Spielerisch mit Problemen konfrontieren
Seit zwei Jahren unterrichtet Sotiria Poli die siebenjährige Hayel. Sie ist ein aufgewecktes Mädchen, aber keine einfache Schülerin - und in ihren schulischen Leistungen hinkt sie deutlich hinter. Das Jugendamt schlägt der Familie schließlich vor, bei dem neuen Projekt mitzumachen. Zweimal in der Woche darf Hayal für zwei Stunden den regulären Schulunterricht verlassen. In dieser Zeit kümmern sich zwei Sozialarbeiter intensiv um sie und fünf andere auffällige Kinder. Sie üben gemeinsam autogenes Training, sprechen mit den Kindern über ihre Gefühle, konfrontieren sie spielerisch mit ihren Problemen.
Ein anderer, genauso wichtiger Bestandteil des Projekts sind die Eltern der Kinder, erklärt Sotiria Poli. Meistens drücken die Mütter gemeinsam mit ihren Kindern die Schulbank.
Sotiria Poli: "Die Mütter sollen doch lernen, wie sie ihren Kindern auch helfen können. Sollen Erfahrungen machen, wie arbeitet mein Kind in der Schule, wo kann ich helfen. Habe ich das selber verstanden, wo brauche ich selber noch Hilfe durch die Lehrerin. Das lernen sie alles in dieser Stunde."
Während die anderen Mütter ihren Kindern einen letzten Kuss auf die Wange drücken und den Klassenraum verlassen, setzt sich Gül Özmen auf den Kinderstuhl neben ihre Tochter. Die Kinder können frei wählen. Rechnen, Schreiben, Lesen - wonach ihnen gerade ist. Hayel aber bekommt eine Aufgabe. Sie soll mit Hilfe von roten und blauen Plättchen das Addieren leichter lernen. Besonders begeistert schaut sie nicht aus. Diesmal aber bleibt ihre Mutter hart. Und Sotiria Poli unterstützt sie dabei.

Sotiria Poli: "Da stärke ich Hayel, zeige ihr, wo ihre Grenzen sind, was sie nicht machen darf. Und stärke die Mutti, dass sich die Mutti klar durchsetzt. Und sie muss dann Hayel mal nett zwingen in Anführugsstrichen bei der Sache zu bleiben."
Sotiria Poli mag es gar nicht, wenn ihre Schüler untereinander Türkisch oder Russisch reden.

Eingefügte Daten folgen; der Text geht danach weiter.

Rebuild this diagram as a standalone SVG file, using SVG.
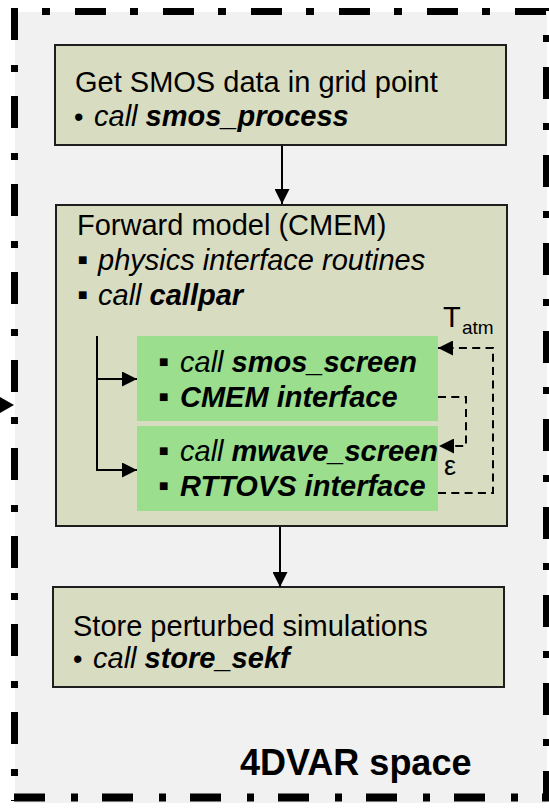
<svg xmlns="http://www.w3.org/2000/svg" width="549" height="808" viewBox="0 0 549 808">
<style>
text{font-family:"Liberation Sans",Arial,sans-serif;fill:#000}
.t{font-size:29px}
.i{font-style:italic}
.b{font-weight:bold}
.bul{font-size:31px}
.dot{font-size:27px}
.box{fill:#d8dcc1;stroke:#1e1e1e;stroke-width:2}
.green{fill:#9ade8e}
.brd{stroke:#000;fill:none}
.sol{stroke:#000;stroke-width:2;fill:none}
.dsh{stroke:#000;stroke-width:2;fill:none;stroke-dasharray:8 5.3}
</style>
<defs>
<marker id="ah" viewBox="0 0 15 15" refX="15" refY="7.5" markerWidth="15" markerHeight="15" markerUnits="userSpaceOnUse" orient="auto"><path d="M0,0 L15,7.5 L0,15 z" fill="#000"/></marker>
</defs>
<rect width="549" height="808" fill="#fff"/>
<g id="container">
<rect x="15" y="12" width="532" height="791" fill="#f1f1f1"/>
<line class="brd" x1="11" y1="11.5" x2="549" y2="11.5" stroke-width="7" stroke-dasharray="31 24 8 25" stroke-dashoffset="24"/>
<line class="brd" x1="14.5" y1="8" x2="14.5" y2="801" stroke-width="7" stroke-dasharray="32 25 7 24"/>
<line class="brd" x1="546.5" y1="8" x2="546.5" y2="801" stroke-width="7" stroke-dasharray="32 24 7 25" stroke-dashoffset="29"/>
<line class="brd" x1="14" y1="797.5" x2="549" y2="797.5" stroke-width="8" stroke-dasharray="31 26 7 24"/>
<text class="b" x="240" y="775" font-size="36">4DVAR space</text>
</g>
<g id="box1">
<rect class="box" x="55" y="45" width="451" height="100"/>
<text class="t" x="75" y="92">Get SMOS data in grid point</text>
<text class="t" y="126"><tspan class="dot" x="74">•</tspan><tspan class="i" x="94">call </tspan><tspan class="i b">smos_process</tspan></text>
</g>
<g id="box2">
<rect class="box" x="56" y="205" width="451" height="321"/>
<text class="t" x="77" y="235">Forward model (CMEM)</text>
<text class="t" y="270"><tspan class="bul" x="77">▪</tspan><tspan class="i" x="98">physics interface routines</tspan></text>
<text class="t" y="305"><tspan class="bul" x="77">▪</tspan><tspan class="i" x="98">call </tspan><tspan class="i b">callpar</tspan></text>
</g>
<g id="smos_screen">
<rect class="green" x="137" y="336" width="301" height="85"/>
<text class="t" y="372"><tspan class="bul" x="158">▪</tspan><tspan class="i" x="180">call </tspan><tspan class="i b">smos_screen</tspan></text>
<text class="t" y="407"><tspan class="bul" x="158">▪</tspan><tspan class="i b" x="180">CMEM interface</tspan></text>
</g>
<g id="mwave_screen">
<rect class="green" x="137" y="426" width="301" height="85"/>
<text class="t" y="461"><tspan class="bul" x="158">▪</tspan><tspan class="i" x="180">call </tspan><tspan class="i b">mwave_screen</tspan></text>
<text class="t" y="496"><tspan class="bul" x="158">▪</tspan><tspan class="i b" x="180">RTTOVS interface</tspan></text>
</g>
<g id="box3">
<rect class="box" x="53" y="587" width="451" height="100"/>
<text class="t" x="73" y="636">Store perturbed simulations</text>
<text class="t" y="668"><tspan class="dot" x="73">•</tspan><tspan class="i" x="93">call </tspan><tspan class="i b">store_sekf</tspan></text>
</g>
<g id="connectors">
<polygon points="0,397 14,405 0,413" fill="#000"/>
<line class="sol" x1="282" y1="146" x2="282" y2="204" marker-end="url(#ah)"/>
<line class="sol" x1="280" y1="527" x2="280" y2="587" marker-end="url(#ah)"/>
<path class="sol" d="M97,336 V470"/>
<line class="sol" x1="96" y1="379" x2="137" y2="379" marker-end="url(#ah)"/>
<line class="sol" x1="96" y1="470" x2="137" y2="470" marker-end="url(#ah)"/>
<path class="dsh" d="M438,493 H493 V348 H438" marker-end="url(#ah)"/>
<path class="dsh" d="M438,397 H466 V446 H439" marker-end="url(#ah)"/>
<text x="443" y="327" font-size="29">T</text>
<text x="462" y="334" font-size="19">atm</text>
<text x="444" y="475" font-size="27">ε</text>
</g>
</svg>
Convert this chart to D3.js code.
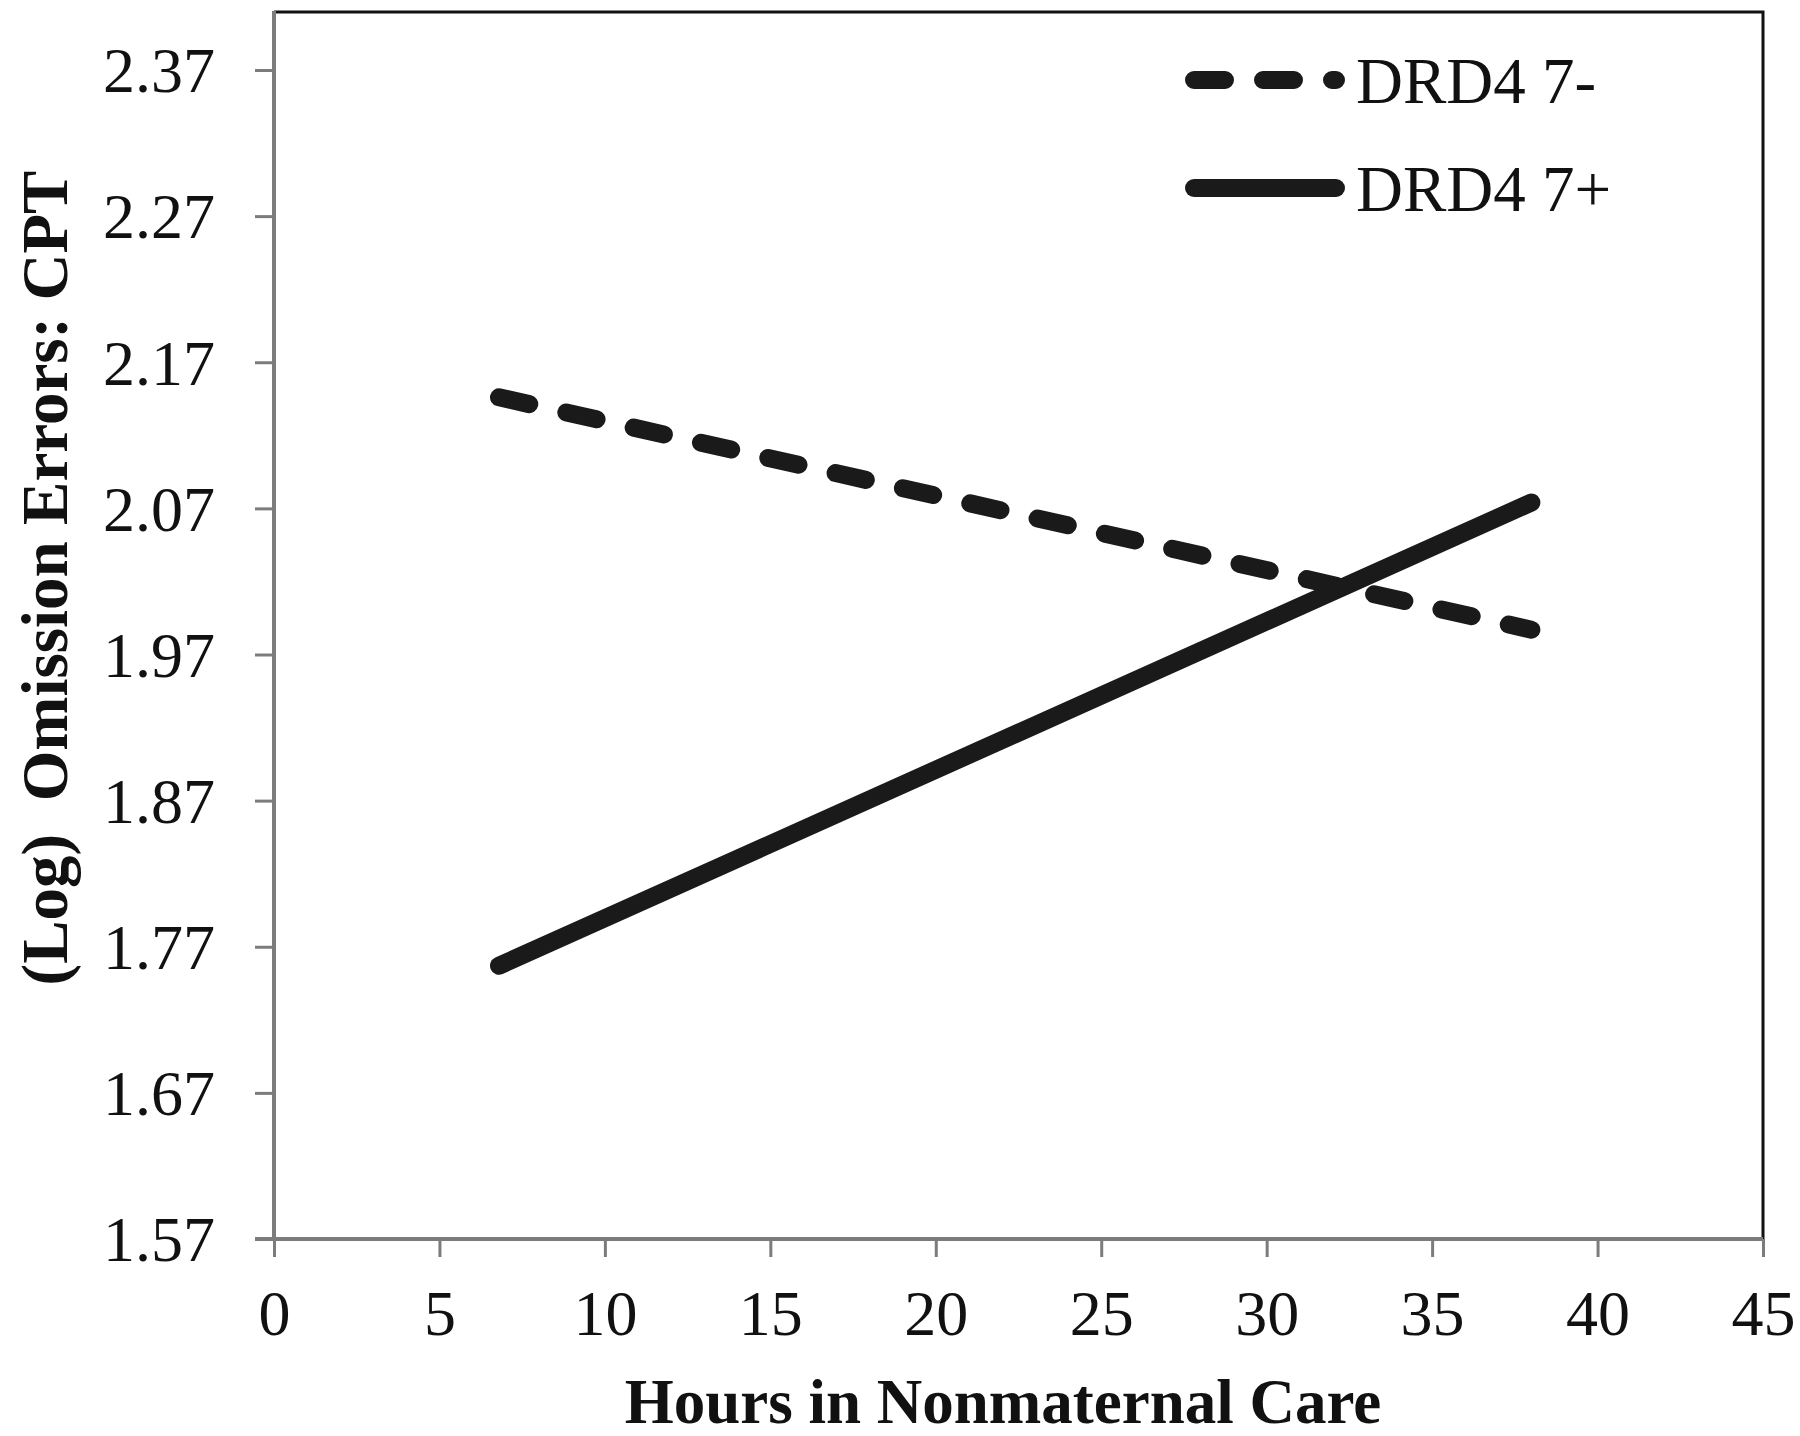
<!DOCTYPE html>
<html>
<head>
<meta charset="utf-8">
<script src="https://cdn.jsdelivr.net/npm/d3@7"></script>
<style>
    body { margin: 0; background: #fff; }
    text { font-family: "Liberation Serif", "Times New Roman", serif; fill: #111; }
</style>
</head>
<body>
<svg id="chart" width="1800" height="1436"></svg>
<script>
// data
var seriesNames = ["DRD4 7-", "DRD4 7+"];
var hours = [6.8, 38];
var drd4Minus = [2.146, 1.987];
var drd4Plus = [1.757, 2.074];
var xTicks = [0, 5, 10, 15, 20, 25, 30, 35, 40, 45];
var yTicks = [1.57, 1.67, 1.77, 1.87, 1.97, 2.07, 2.17, 2.27, 2.37];

var svgWidth = 1800,
    svgHeight = 1436;

var plot = { left: 274, right: 1763, top: 12, bottom: 1239, yTop: 70 };
var axisGrey = "#7c7c7c";

var svg = d3.select("#chart");

var xScale = d3.scaleLinear()
    .domain([0, 45])
    .range([plot.left, plot.right]);

var yScale = d3.scaleLinear()
    .domain([1.57, 2.37])
    .range([plot.bottom, plot.yTop]);

// top and right border of plot area (black)
svg.append("path")
    .attr("d", "M" + plot.left + "," + plot.top + "H" + plot.right + "V" + plot.bottom)
    .attr("fill", "none")
    .attr("stroke", "#111")
    .attr("stroke-width", 3);

// y axis
var yAxis = svg.append("g")
    .attr("transform", "translate(" + plot.left + ",0)")
    .call(d3.axisLeft(yScale).tickValues(yTicks).tickFormat(d3.format(".2f")).tickSize(19).tickPadding(40));

yAxis.select(".domain").remove();
yAxis.selectAll(".tick line").attr("stroke", axisGrey).attr("stroke-width", 3);
yAxis.selectAll(".tick text")
    .attr("font-size", 64)
    .attr("font-family", "Liberation Serif")
    .attr("fill", "#111")
    .attr("dy", "0.34em");

svg.append("line")
    .attr("x1", plot.left).attr("x2", plot.left)
    .attr("y1", plot.top - 1).attr("y2", plot.bottom)
    .attr("stroke", axisGrey)
    .attr("stroke-width", 4);

// x axis
var xAxis = svg.append("g")
    .attr("transform", "translate(0," + plot.bottom + ")")
    .call(d3.axisBottom(xScale).tickValues(xTicks).tickSize(18).tickPadding(33));

xAxis.select(".domain").remove();
xAxis.selectAll(".tick line").attr("stroke", axisGrey).attr("stroke-width", 3);
xAxis.selectAll(".tick text")
    .attr("font-size", 64)
    .attr("font-family", "Liberation Serif")
    .attr("fill", "#111")
    .attr("dy", "0.71em");

svg.append("line")
    .attr("x1", plot.left - 19).attr("x2", plot.right)
    .attr("y1", plot.bottom).attr("y2", plot.bottom)
    .attr("stroke", axisGrey)
    .attr("stroke-width", 4);

// lines
var line = d3.line()
    .x(function(d) { return xScale(d.x); })
    .y(function(d) { return yScale(d.y); });

var series = [
    { name: seriesNames[0], values: drd4Minus, dash: "31,38" },
    { name: seriesNames[1], values: drd4Plus, dash: null }
];

series.forEach(function(s) {
    var pts = hours.map(function(h, i) { return { x: h, y: s.values[i] }; });
    svg.append("path")
        .datum(pts)
        .attr("d", line)
        .attr("fill", "none")
        .attr("stroke", "#1a1a1a")
        .attr("stroke-width", 18)
        .attr("stroke-linecap", "round")
        .attr("stroke-dasharray", s.dash);
});

// legend
var legend = svg.append("g").attr("class", "legend");
var legendRows = [80, 188];

series.forEach(function(s, i) {
    legend.append("line")
        .attr("x1", 1194).attr("x2", 1336)
        .attr("y1", legendRows[i]).attr("y2", legendRows[i])
        .attr("stroke", "#1a1a1a")
        .attr("stroke-width", 18)
        .attr("stroke-linecap", "round")
        .attr("stroke-dasharray", s.dash);
    legend.append("text")
        .attr("x", 1356)
        .attr("y", legendRows[i])
        .attr("dy", "0.35em")
        .attr("font-size", 65)
        .text(s.name);
});

// axis titles
svg.append("text")
    .attr("transform", "translate(67,578) rotate(-90)")
    .attr("text-anchor", "middle")
    .attr("font-size", 65)
    .attr("font-weight", "bold")
    .attr("xml:space", "preserve")
    .style("white-space", "pre")
    .text("(Log)  Omission Errors: CPT");

svg.append("text")
    .attr("x", 1003)
    .attr("y", 1423)
    .attr("text-anchor", "middle")
    .attr("font-size", 63)
    .attr("font-weight", "bold")
    .text("Hours in Nonmaternal Care");
</script>
</body>
</html>
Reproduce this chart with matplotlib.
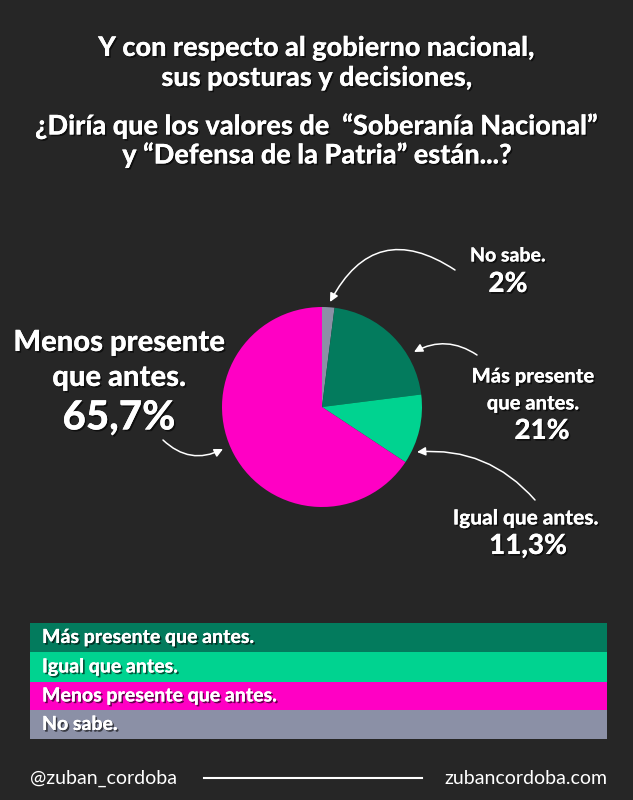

Das gilt natürlich auch für Hayels Mutter.
"Mutti wir reden nicht türkisch in der Schule"
Gül Özmen und Sotiria Poli: "Mutti wir reden nicht türkisch in der Schule. Da müssen wir uns jetzt ein bisschen anstrengen ... verboten Türkisch. ... Das geht nicht und Hayel antwortet auch nicht auf Türkisch."
Die Mutter nickt. Aber es fällt ihr schwer, immer deutsch zu sprechen. Gül Özmen stammt aus Izmir. Zuhause, sagt sie, sprechen wir immer türkisch. Zuhause ist das auch in Ordnung, entgegnet die Lehrerin. Aber eben nicht in der Schule. Gül Özmen versteht das. Auch sie konzentriert sich jetzt, versucht, ihrer Tochter ein Vorbild zu sein.
Gül Özmen: "Ja ich brauche wegen Hayel auch etwas Hilfe. Ich sage, aber ich reicht nicht. Immer gleiche, was ich sage, will machen, aber macht es nicht. Aber wenn Fremde, dann immer besser hören. Deswegen wir haben zusammengearbeitet."
Geduldig erklärt sie ihrer Tochter die Rechenaufgabe mit den roten und blauen Plättchen. Zuhause sollen die beiden weiterüben. 20 Minuten täglich reichen, sagt Lehrerin Sotiria Poli und schaut zufrieden aus. Mutter und Tochter haben im vergangenen Jahr viel dazugelernt, sagt sie. Und den Sprung in die dritte Klasse schafft Hayel bestimmt.